** begin Supplied data **
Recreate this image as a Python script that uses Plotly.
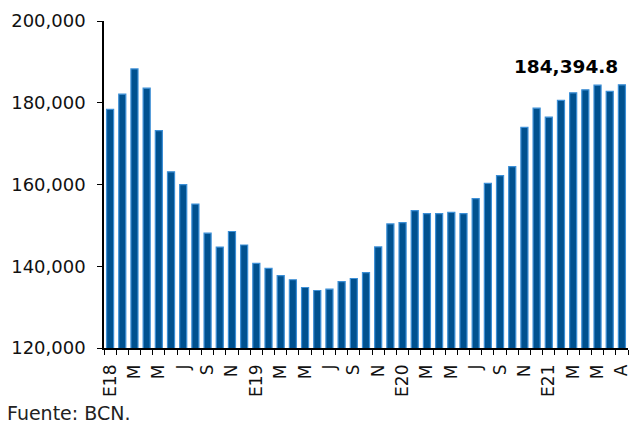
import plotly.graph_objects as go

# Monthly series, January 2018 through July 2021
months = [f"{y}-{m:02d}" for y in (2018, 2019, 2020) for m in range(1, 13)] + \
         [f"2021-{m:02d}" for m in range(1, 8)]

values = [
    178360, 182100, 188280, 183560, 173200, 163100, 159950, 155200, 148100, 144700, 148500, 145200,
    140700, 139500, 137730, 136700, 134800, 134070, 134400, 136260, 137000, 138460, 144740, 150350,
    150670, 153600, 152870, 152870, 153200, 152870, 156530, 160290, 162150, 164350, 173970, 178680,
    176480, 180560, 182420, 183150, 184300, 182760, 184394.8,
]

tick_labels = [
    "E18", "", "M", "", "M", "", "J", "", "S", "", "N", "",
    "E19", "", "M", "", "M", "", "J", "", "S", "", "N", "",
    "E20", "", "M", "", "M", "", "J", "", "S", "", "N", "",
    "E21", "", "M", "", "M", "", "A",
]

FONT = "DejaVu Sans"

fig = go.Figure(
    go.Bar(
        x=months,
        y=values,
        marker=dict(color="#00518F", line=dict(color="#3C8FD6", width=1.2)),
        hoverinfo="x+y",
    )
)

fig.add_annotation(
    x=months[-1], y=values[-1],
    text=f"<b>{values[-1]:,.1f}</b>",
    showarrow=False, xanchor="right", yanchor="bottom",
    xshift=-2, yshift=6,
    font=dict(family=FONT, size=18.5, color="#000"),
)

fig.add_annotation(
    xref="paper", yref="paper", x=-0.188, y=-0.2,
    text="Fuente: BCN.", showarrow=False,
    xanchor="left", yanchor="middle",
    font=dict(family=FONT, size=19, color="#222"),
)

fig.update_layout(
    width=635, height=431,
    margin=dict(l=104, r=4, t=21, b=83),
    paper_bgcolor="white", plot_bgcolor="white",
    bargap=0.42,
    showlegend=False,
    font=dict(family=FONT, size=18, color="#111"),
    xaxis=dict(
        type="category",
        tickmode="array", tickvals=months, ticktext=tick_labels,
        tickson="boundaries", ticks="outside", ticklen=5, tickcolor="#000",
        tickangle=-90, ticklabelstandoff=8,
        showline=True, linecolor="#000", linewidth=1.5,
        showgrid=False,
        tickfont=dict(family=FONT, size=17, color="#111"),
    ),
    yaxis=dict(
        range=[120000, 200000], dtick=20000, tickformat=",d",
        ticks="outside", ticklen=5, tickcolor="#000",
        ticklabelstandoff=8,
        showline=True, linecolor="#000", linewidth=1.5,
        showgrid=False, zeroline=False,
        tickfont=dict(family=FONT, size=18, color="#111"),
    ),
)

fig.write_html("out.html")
** end Supplied data **
Short exercise:
Write out exactly the lines between the start of the data and the line with "in range(1, 8)]", including both, but none of the pictures.

Written response:
Recreate this image as a Python script that uses Plotly.
import plotly.graph_objects as go

# Monthly series, January 2018 through July 2021
months = [f"{y}-{m:02d}" for y in (2018, 2019, 2020) for m in range(1, 13)] + \
         [f"2021-{m:02d}" for m in range(1, 8)]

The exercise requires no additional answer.